Print nothing but the lines from the start of the listing below through the line that contains "(11,12) -- (917,12);". Do not include the pictures.

§ **ITEMS**:
——
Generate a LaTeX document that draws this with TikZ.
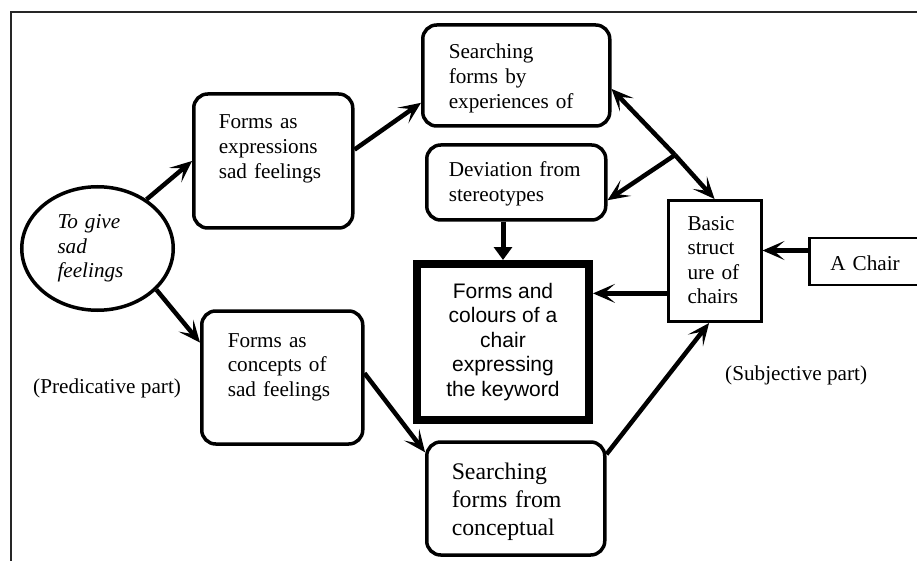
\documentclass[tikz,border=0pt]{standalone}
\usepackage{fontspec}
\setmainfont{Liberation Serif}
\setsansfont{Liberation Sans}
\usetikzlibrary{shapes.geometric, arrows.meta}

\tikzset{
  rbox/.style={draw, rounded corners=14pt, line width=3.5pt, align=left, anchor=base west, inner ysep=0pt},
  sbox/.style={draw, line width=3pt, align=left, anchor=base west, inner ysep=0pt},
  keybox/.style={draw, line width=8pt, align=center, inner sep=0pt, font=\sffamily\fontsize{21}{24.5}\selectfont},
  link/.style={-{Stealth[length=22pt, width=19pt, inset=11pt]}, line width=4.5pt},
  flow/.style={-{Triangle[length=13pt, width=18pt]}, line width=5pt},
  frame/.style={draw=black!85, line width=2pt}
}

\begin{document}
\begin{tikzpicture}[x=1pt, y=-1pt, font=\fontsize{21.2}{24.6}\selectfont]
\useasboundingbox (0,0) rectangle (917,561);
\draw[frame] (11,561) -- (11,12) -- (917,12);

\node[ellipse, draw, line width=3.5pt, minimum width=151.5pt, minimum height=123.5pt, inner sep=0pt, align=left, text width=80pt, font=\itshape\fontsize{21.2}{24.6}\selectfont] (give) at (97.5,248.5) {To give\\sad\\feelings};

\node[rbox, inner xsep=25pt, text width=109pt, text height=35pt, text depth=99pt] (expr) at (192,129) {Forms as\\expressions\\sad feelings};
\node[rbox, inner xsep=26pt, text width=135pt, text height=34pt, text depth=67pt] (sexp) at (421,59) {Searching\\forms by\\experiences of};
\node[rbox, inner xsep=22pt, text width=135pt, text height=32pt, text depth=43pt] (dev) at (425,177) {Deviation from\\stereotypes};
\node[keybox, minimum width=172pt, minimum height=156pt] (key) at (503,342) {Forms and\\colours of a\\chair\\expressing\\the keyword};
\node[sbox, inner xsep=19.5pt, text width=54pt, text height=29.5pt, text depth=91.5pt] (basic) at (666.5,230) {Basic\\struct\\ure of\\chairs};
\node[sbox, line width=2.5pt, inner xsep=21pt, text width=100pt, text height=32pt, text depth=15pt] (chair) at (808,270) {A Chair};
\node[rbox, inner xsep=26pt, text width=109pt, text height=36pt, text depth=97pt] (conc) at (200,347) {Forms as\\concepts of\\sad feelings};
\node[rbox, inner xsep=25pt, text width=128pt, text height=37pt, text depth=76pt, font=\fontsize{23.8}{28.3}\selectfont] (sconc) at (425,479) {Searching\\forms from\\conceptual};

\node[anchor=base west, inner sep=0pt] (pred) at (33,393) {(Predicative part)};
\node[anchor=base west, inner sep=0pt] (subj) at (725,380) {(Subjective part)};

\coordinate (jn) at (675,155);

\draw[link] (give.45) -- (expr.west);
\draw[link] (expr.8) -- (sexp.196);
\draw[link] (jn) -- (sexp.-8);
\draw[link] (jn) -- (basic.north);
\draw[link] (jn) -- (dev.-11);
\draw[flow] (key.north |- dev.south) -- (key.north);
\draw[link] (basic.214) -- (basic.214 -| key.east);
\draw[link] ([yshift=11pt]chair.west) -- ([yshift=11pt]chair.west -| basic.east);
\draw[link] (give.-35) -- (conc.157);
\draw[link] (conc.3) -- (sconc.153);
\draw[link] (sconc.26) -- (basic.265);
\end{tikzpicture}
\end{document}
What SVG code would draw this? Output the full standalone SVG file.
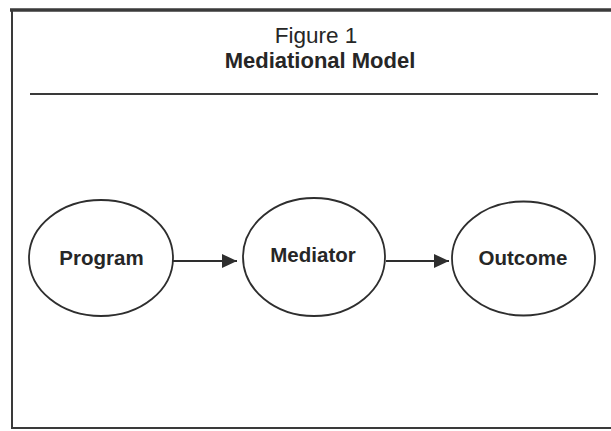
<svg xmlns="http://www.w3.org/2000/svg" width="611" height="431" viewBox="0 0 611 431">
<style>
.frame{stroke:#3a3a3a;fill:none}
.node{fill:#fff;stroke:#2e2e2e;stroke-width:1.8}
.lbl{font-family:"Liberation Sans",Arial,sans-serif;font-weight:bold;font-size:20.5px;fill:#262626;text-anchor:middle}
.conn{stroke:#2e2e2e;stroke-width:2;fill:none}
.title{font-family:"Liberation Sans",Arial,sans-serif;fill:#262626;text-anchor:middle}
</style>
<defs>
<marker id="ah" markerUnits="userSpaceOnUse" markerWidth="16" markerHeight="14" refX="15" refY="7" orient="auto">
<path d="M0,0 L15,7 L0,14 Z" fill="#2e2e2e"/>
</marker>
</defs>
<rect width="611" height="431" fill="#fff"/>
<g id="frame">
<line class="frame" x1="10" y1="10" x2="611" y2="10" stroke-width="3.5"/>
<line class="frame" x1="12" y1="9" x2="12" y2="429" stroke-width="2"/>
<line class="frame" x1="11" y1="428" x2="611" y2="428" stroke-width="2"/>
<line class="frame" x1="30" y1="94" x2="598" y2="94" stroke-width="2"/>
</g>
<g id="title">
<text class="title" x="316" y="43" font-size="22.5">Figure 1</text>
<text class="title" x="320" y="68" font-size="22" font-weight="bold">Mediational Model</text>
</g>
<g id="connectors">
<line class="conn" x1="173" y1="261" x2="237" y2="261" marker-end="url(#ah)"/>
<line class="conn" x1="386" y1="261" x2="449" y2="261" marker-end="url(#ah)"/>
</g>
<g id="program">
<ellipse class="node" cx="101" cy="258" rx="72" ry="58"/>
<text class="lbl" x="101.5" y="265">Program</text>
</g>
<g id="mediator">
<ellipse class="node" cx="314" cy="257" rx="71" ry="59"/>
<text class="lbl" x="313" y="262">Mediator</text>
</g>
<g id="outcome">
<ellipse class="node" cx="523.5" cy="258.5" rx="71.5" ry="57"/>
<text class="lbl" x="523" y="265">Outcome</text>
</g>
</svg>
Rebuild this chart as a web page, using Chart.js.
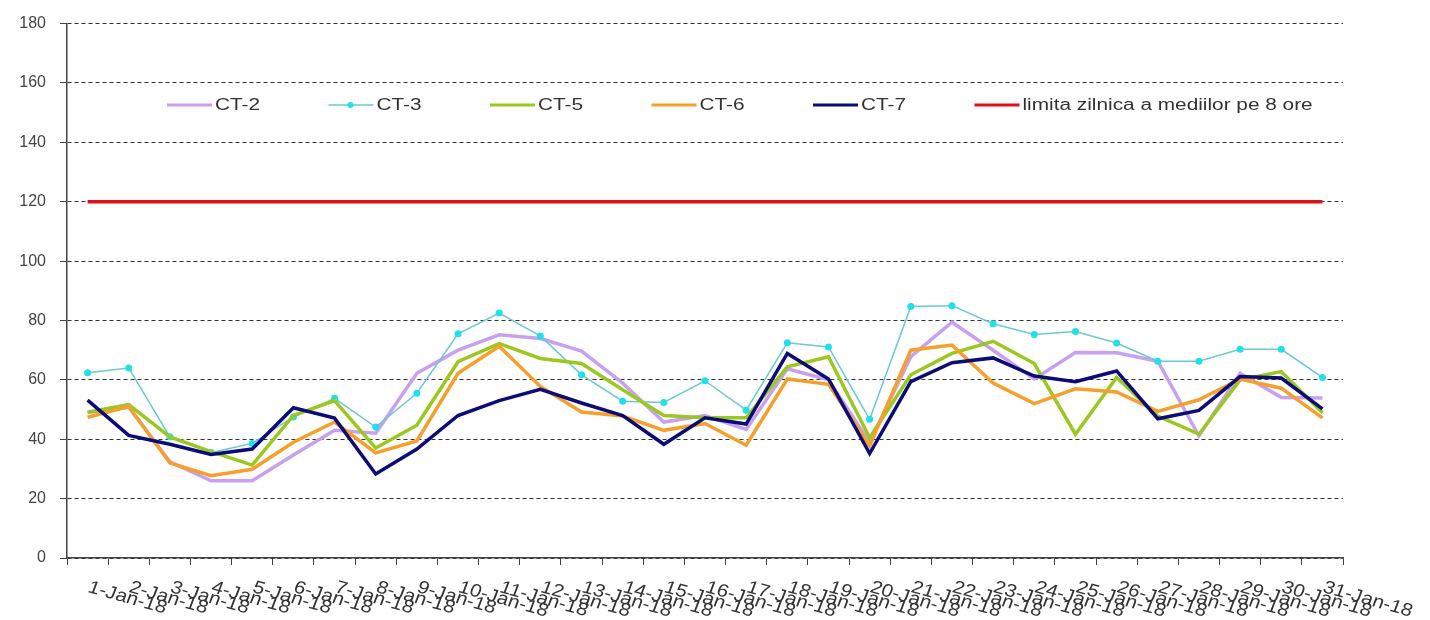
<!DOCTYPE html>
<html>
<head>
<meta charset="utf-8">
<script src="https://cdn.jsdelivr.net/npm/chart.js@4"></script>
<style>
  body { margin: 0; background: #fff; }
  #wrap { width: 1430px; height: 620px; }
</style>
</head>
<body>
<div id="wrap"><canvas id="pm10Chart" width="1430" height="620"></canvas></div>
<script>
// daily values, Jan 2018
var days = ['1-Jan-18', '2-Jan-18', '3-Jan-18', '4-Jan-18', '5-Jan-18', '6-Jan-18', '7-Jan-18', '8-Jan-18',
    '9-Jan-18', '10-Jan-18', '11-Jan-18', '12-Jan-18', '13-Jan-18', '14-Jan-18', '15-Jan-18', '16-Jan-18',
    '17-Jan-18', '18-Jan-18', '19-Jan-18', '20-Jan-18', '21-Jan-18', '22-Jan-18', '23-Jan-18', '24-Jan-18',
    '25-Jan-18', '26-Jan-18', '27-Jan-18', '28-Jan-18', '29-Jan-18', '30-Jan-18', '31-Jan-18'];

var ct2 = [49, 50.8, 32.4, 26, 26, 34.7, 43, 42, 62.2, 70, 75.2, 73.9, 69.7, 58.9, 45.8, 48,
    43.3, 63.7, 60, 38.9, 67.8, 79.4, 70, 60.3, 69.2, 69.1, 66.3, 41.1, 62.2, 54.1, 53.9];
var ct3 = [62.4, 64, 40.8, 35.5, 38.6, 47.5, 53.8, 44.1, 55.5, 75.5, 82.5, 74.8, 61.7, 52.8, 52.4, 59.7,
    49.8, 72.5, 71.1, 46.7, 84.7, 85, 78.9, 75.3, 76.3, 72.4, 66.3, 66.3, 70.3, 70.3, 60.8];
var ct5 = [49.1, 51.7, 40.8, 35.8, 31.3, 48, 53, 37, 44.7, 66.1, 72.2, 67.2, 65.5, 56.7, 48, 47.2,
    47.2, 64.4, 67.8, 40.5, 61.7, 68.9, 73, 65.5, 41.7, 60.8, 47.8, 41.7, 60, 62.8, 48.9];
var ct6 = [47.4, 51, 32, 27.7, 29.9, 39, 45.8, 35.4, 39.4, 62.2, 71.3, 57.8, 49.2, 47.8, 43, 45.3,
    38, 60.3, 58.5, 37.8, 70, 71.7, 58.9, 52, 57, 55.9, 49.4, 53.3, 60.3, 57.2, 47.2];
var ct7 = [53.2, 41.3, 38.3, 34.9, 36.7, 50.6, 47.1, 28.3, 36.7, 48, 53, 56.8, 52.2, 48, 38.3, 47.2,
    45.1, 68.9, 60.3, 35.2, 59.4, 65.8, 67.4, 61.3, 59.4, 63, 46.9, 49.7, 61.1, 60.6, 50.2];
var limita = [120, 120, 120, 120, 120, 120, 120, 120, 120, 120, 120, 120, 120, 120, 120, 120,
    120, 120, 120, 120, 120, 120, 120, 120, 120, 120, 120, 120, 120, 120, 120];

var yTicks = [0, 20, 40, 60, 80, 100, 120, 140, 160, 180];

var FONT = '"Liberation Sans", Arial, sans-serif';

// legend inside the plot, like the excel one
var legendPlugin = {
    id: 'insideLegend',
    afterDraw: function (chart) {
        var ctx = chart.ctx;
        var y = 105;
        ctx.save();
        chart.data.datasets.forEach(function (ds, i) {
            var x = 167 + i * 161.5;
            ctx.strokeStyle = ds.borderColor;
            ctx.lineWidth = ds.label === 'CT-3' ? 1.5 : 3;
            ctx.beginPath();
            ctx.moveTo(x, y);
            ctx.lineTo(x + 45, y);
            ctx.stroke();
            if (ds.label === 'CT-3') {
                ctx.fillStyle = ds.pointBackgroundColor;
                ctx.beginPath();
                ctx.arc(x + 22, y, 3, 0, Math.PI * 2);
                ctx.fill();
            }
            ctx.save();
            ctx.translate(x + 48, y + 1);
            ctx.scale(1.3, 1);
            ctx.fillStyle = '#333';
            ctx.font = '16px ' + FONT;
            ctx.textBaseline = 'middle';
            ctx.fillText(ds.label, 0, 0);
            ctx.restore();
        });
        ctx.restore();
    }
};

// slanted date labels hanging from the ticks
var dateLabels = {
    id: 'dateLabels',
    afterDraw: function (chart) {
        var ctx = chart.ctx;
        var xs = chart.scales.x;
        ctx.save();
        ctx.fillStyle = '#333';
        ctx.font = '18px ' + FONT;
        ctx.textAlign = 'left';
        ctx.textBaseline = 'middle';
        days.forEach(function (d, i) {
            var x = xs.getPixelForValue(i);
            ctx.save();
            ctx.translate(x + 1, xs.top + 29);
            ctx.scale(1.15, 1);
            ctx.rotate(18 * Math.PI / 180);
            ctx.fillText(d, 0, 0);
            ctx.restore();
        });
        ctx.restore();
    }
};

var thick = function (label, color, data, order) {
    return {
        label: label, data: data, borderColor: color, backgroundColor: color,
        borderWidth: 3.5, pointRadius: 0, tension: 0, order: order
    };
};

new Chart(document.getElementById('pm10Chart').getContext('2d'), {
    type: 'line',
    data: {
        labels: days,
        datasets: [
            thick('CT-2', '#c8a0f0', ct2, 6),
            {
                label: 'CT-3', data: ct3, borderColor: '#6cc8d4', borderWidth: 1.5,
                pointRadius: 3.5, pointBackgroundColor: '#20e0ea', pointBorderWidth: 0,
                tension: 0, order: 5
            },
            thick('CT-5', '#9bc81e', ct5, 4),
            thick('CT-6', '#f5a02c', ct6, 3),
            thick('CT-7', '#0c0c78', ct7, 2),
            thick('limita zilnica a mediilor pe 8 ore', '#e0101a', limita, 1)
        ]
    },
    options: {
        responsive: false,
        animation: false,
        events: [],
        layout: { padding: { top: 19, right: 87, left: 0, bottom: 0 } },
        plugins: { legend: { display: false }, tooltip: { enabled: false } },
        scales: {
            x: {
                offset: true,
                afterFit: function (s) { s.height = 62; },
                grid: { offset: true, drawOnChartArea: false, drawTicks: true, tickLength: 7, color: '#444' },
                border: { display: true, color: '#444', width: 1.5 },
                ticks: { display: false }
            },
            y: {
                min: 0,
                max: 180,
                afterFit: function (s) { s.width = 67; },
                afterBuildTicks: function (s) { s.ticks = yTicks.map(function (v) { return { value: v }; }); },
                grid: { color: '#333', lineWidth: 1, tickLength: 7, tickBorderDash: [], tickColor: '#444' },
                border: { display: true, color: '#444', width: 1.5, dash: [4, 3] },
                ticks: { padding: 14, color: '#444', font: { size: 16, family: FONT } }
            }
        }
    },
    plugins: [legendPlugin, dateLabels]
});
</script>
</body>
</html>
——
§ **THE RESPONSE**:
Generate a LaTeX document that draws this with TikZ.
\documentclass[tikz,border=0pt]{standalone}
\usepackage{fontspec}
\setmainfont{Liberation Serif}
\setsansfont{Liberation Sans}
\usetikzlibrary{shapes.geometric, arrows.meta}

\tikzset{
  rbox/.style={draw, rounded corners=14pt, line width=3.5pt, align=left, anchor=base west, inner ysep=0pt},
  sbox/.style={draw, line width=3pt, align=left, anchor=base west, inner ysep=0pt},
  keybox/.style={draw, line width=8pt, align=center, inner sep=0pt, font=\sffamily\fontsize{21}{24.5}\selectfont},
  link/.style={-{Stealth[length=22pt, width=19pt, inset=11pt]}, line width=4.5pt},
  flow/.style={-{Triangle[length=13pt, width=18pt]}, line width=5pt},
  frame/.style={draw=black!85, line width=2pt}
}

\begin{document}
\begin{tikzpicture}[x=1pt, y=-1pt, font=\fontsize{21.2}{24.6}\selectfont]
\useasboundingbox (0,0) rectangle (917,561);
\draw[frame] (11,561) -- (11,12) -- (917,12);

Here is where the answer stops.